The roof nearly blew off ANZ Stadium when the video referee flashed TRY onto the scoreboard.
The tank-like Tongan has highlights reels of runs, leaving his mark, quite literally, on defenders.
It’s hard to see another prop coming along who can do what Fuifui did for as long as he did it.
He enraptured audiences, drew fans into contests and entertained like only he could.
Perhaps his allure came because fans looked in awe at him and simply thought,
“There’s no way I could do that.”
Because there are lies we often tell ourselves when watching rugby league, like somehow our experience playing junior footy means with the right amount of training, we’d be able to be out there.

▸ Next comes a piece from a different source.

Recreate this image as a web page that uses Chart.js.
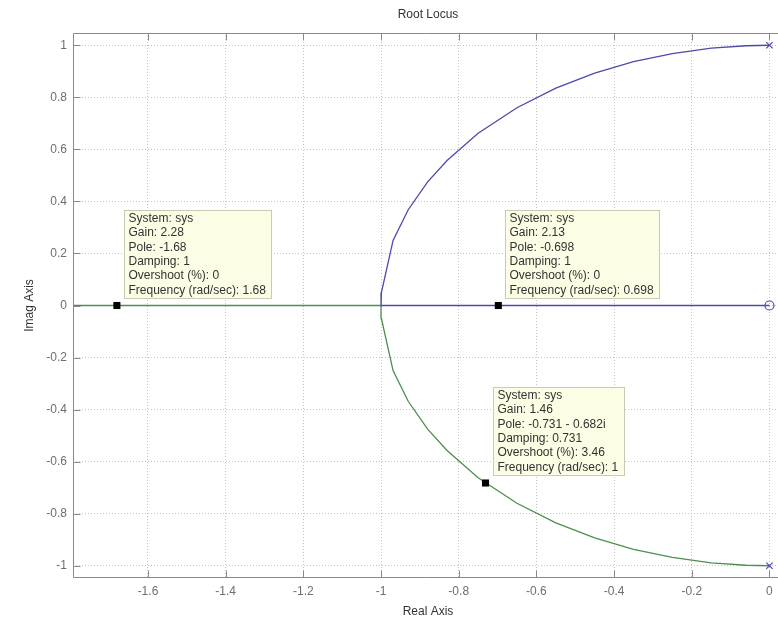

Only to then watch a human cannon ball hurl his 110kg frame into three giants and skittle them. We then slink slightly down in our seat where it is much safer.
Plenty more cult heroes will come and go. Parramatta itself has already witnessed the Semi-trailer.
But there is no more unique cult hero than Fuifui Moimoi. Many cult heroes become so because of a defining physical feature.
Mark Tookey’s barrel-shaped waist was useful in dealing with defenders but added to his cult status.
David “Wolfman” Williams, achieved his cult status for both his try scoring exploits and, well, the fact his nickname was “Wolfman”.
Unlike them, it was Fuifui’s never backdown nature and complete commitment to his job as human battering ram that endeared him to crowds.
It was almost like the “FUUUIIII” cry meant he could never take a hit-up off. He could never take it easy when hitting the line because then he’d be letting down the fans, robbing them of a little atmosphere and entertainment.
Moimoi won’t be in NRL teams of the decade, he never collected a Dally M award even when he won RLIF prop of the year in 2009.
Most fans will remember the charges and the hair, but not the fact that in a seven year period he played in nearly every single club game available.
When all is said and done, when the human wrecking ball finally retires, there will be those of us who remember the fire and the fury Fuifui brought to the NRL for a decade.